§ **WRITTEN PROBLEM**
Collect every line that includes the string "this".

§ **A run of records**
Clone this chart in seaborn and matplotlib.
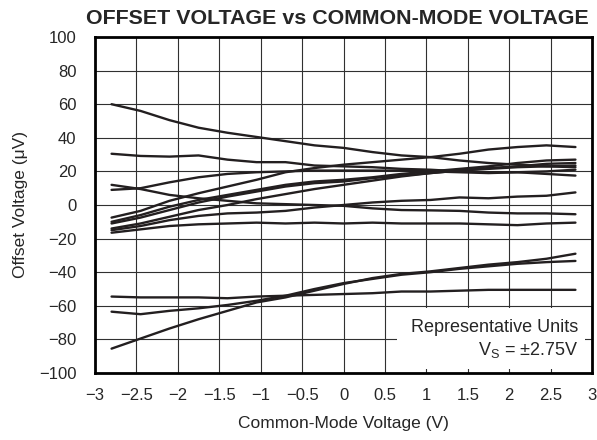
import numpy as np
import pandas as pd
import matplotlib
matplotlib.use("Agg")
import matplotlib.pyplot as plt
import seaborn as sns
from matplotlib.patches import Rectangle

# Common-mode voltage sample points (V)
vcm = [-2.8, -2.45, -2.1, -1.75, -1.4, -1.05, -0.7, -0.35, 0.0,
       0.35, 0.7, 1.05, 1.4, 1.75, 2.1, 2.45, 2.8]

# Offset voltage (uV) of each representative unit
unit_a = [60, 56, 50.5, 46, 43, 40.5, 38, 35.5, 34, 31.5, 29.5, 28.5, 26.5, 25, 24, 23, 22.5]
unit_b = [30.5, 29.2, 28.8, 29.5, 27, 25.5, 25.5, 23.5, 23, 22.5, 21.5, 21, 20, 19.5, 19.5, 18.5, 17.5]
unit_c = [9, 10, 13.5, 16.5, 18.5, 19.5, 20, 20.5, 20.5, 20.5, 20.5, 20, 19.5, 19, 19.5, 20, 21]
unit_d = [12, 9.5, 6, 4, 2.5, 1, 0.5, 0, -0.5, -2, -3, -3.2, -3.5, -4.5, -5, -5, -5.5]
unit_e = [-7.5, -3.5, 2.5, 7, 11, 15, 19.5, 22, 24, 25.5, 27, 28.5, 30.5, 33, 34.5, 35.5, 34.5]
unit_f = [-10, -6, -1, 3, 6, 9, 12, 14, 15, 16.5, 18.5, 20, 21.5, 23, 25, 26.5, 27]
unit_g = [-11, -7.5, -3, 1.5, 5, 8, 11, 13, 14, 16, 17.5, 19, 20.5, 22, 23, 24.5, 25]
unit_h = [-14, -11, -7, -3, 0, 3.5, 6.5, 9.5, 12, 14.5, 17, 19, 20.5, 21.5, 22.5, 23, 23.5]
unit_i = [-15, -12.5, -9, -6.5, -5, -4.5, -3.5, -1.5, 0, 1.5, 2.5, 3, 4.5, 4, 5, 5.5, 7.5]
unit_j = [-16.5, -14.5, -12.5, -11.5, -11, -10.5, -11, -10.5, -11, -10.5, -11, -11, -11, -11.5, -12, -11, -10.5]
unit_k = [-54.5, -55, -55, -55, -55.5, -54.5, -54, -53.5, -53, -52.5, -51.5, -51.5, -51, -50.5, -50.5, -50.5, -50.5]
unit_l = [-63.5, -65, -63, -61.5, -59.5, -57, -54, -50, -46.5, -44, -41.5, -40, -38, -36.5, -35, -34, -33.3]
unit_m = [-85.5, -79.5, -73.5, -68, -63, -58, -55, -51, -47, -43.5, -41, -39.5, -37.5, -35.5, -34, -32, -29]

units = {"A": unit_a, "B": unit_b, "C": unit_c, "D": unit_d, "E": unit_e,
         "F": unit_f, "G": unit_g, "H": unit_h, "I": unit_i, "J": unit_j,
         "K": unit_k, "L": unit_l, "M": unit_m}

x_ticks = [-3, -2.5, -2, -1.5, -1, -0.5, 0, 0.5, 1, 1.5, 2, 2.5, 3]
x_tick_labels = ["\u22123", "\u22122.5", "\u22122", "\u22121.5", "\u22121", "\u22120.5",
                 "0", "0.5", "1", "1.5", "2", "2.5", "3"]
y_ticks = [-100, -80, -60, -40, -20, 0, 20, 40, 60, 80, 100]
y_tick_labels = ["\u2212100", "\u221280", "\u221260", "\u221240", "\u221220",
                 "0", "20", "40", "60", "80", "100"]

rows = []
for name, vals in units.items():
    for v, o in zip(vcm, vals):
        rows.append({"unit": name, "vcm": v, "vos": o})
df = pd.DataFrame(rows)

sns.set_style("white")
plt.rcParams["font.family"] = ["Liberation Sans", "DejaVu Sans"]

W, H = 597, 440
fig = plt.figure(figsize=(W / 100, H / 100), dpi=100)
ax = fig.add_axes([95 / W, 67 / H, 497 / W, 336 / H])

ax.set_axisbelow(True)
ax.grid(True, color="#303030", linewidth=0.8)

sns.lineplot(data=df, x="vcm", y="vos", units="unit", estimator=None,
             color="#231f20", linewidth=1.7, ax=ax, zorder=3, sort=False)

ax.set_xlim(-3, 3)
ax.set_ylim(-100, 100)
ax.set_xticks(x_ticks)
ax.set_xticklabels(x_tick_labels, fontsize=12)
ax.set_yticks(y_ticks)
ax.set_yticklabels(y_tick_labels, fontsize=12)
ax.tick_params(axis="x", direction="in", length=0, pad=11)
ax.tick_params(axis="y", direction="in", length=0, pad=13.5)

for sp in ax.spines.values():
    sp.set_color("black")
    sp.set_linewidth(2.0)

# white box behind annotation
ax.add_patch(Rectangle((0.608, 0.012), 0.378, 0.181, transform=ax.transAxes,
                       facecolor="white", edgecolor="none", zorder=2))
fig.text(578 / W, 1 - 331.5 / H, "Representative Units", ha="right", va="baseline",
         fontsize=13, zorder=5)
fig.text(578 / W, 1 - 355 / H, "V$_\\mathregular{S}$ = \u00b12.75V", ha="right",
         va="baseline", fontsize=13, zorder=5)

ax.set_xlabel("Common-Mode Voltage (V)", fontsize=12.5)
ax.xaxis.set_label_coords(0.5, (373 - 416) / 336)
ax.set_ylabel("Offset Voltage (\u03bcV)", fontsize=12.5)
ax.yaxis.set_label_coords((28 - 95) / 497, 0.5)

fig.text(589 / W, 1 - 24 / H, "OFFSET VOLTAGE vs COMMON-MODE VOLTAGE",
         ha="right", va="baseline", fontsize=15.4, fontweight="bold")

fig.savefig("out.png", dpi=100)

==

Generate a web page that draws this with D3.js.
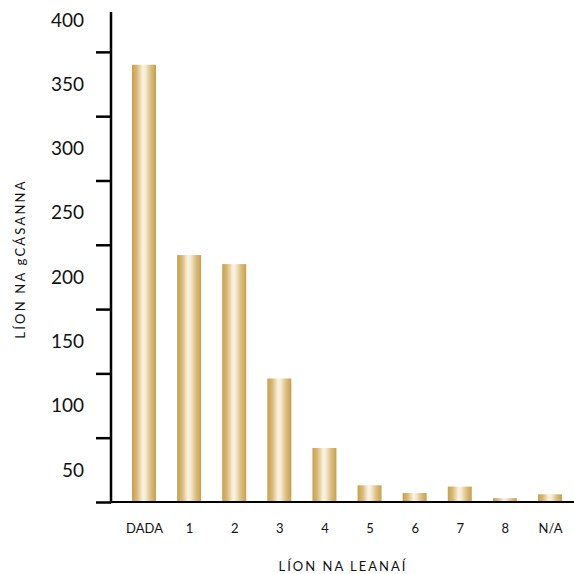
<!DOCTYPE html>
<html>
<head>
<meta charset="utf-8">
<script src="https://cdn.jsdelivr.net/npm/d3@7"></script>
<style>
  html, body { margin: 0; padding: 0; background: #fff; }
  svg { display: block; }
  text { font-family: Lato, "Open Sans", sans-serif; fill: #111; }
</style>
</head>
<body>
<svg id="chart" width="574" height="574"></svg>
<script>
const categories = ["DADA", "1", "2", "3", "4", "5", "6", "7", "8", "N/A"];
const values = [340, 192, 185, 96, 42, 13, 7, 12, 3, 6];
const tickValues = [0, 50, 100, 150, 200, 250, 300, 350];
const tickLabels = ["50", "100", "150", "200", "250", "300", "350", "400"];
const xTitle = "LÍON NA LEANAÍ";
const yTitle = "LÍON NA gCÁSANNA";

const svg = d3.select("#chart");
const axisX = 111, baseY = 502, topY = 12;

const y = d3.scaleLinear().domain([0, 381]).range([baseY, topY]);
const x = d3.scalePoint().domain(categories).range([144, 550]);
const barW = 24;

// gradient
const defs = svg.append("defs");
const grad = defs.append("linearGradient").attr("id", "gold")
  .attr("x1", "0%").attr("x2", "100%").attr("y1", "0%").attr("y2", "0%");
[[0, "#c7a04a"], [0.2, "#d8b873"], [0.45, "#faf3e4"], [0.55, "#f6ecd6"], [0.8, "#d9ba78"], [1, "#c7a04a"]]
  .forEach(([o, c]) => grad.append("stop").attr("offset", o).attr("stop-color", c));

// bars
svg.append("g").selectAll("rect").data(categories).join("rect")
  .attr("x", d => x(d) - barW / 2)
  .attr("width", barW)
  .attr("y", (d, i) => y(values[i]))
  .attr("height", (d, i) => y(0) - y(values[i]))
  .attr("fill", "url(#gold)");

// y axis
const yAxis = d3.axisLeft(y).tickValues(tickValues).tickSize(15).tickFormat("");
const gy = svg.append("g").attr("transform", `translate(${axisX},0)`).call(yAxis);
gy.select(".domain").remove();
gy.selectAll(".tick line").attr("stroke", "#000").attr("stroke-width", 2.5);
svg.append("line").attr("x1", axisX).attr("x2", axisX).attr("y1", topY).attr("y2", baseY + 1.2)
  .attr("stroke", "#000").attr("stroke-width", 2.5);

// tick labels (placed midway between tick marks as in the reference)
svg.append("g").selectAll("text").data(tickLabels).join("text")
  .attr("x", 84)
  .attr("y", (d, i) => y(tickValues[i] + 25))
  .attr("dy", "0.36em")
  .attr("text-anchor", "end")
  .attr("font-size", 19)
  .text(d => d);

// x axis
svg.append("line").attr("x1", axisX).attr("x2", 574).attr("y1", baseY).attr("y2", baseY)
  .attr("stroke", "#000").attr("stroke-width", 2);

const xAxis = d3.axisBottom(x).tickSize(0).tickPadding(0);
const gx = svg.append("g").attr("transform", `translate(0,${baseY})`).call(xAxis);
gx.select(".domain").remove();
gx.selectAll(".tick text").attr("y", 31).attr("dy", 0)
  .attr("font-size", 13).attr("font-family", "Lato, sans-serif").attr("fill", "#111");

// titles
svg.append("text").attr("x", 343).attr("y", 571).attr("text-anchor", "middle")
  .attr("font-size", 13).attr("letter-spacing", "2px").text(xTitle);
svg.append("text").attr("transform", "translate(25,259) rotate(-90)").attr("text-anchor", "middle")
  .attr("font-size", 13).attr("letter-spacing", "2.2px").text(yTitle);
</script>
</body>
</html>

§ **ANSWER TO THE TASK**
Clone this chart in seaborn and matplotlib.
Generate a web page that draws this with D3.js.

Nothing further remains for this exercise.